In a slightly later generation, Tom Wright was the OICCU President (1970–71) and published his first book together with other members of his year's Executive Committee. The book was a plea for a conservative Calvinist doctrinal position, a position he has since modified.
A feature of the post-war years has been the custom of triennial missions which attempt to explain the gospel to every undergraduate. These missions can trace their history back to the visit of Dwight Moody and Ira D. Sankey in 1882, but the current model began with a 1940 mission led by Lloyd-Jones. Subsequent main speakers have included Michael Green, Dick Lucas (long-time rector of St Helen's Bishopsgate), John Stott; one of Stott's series of talks was subsequently published as Basic Christianity, and Tim Keller.
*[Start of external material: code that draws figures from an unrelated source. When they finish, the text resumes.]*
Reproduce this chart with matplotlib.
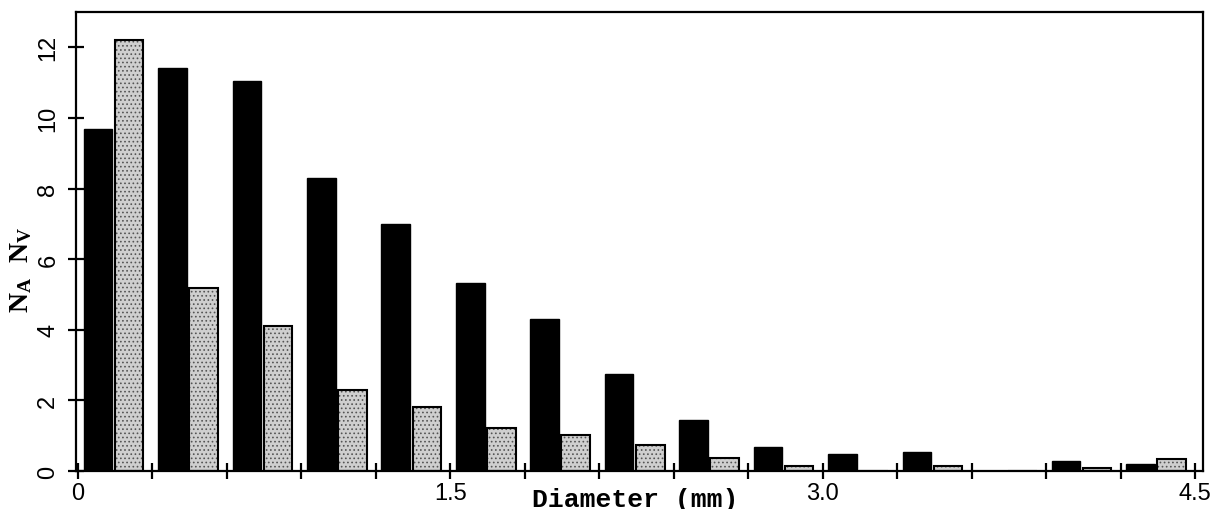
import matplotlib as mpl
import matplotlib.pyplot as plt
import numpy as np

# size classes, 0.3 mm wide, from 0 to 4.5 mm
BIN_STARTS = [0.0, 0.3, 0.6, 0.9, 1.2, 1.5, 1.8, 2.1, 2.4, 2.7, 3.0, 3.3, 3.6, 3.9, 4.2]
N_A = [9.7, 11.4, 11.05, 8.3, 7.0, 5.33, 4.3, 2.75, 1.44, 0.68, 0.47, 0.55, 0.0, 0.29, 0.19]
N_V = [12.22, 5.17, 4.12, 2.29, 1.8, 1.23, 1.03, 0.75, 0.36, 0.14, 0.0, 0.14, 0.0, 0.08, 0.35]
X_TICKS = [0.0, 0.3, 0.6, 0.9, 1.2, 1.5, 1.8, 2.1, 2.4, 2.7, 3.0, 3.3, 3.6, 3.9, 4.2, 4.5]
X_LABELS = ["0", "", "", "", "", "1.5", "", "", "", "", "3.0", "", "", "", "", "4.5"]
Y_TICKS = [0, 2, 4, 6, 8, 10, 12]

mpl.rcParams.update(
    {
        "font.family": "Liberation Sans",
        "font.size": 17,
        "axes.linewidth": 1.6,
        "hatch.linewidth": 0.7,
        "mathtext.fontset": "custom",
        "mathtext.rm": "Liberation Serif",
        "mathtext.it": "Liberation Serif",
        "mathtext.bf": "Liberation Serif:bold",
    }
)
STIPPLE = "#cfcfcf"


def main():
    x = np.array(BIN_STARTS)
    w = 0.115

    fig = plt.figure(figsize=(12.16, 5.10), dpi=100)
    ax = fig.add_axes([0.0625, 0.0745, 0.9265, 0.9])

    ax.bar(x + 0.08, N_A, width=w, color="black", edgecolor="black", lw=1.0)
    # stippled bars: dotted fill, then a crisp black outline
    ax.bar(
        x + 0.205, N_V, width=w, color=STIPPLE, edgecolor="#555555",
        hatch="....", lw=0,
    )
    ax.bar(x + 0.205, N_V, width=w, fill=False, edgecolor="black", lw=1.5)

    ax.set_xlim(-0.008, 4.53)
    ax.set_ylim(0, 13)
    ax.set_xticks(X_TICKS)
    ax.set_xticklabels(X_LABELS)
    ax.set_yticks(Y_TICKS)
    ax.set_yticklabels([str(v) for v in Y_TICKS], rotation=90, va="center")
    ax.tick_params(axis="both", direction="inout", length=12, width=1.6, pad=2)
    ax.tick_params(axis="y", pad=6)

    ax.set_xlabel(
        "Diameter (mm)", family="Liberation Mono", fontweight="bold", fontsize=19
    )
    ax.xaxis.set_label_coords(0.496, -0.035)
    ax.set_ylabel(r"$\mathbf{N_A}$  $\mathbf{N_V}$", fontsize=20)
    ax.yaxis.set_label_coords(-0.037, 0.44)

    fig.savefig("out.png", dpi=100)


if __name__ == "__main__":
    main()
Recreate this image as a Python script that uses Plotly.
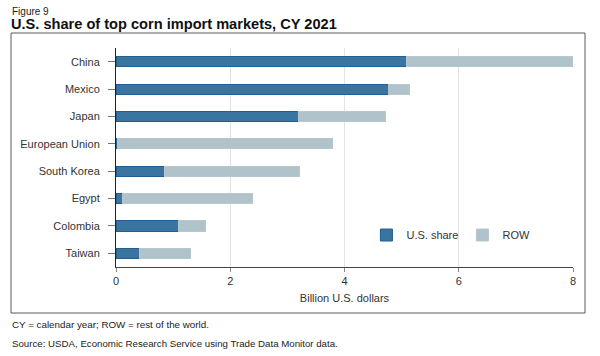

OICCU membership has diminished since the middle part of the century, and now usually stands in the low hundreds — however formal membership is not needed to participate, and as of March 2006 OICCU's group membership on Facebook exceeded its official membership. The lease on the Northgate Hall was given up in the 1980s, and the Union has returned to the peripatetic existence of its earliest years, meeting in various church and public buildings around the city. Its archives are now held in the Bodleian Library and it has the use of a small store room at St Ebbe's church and New Road Baptist Church.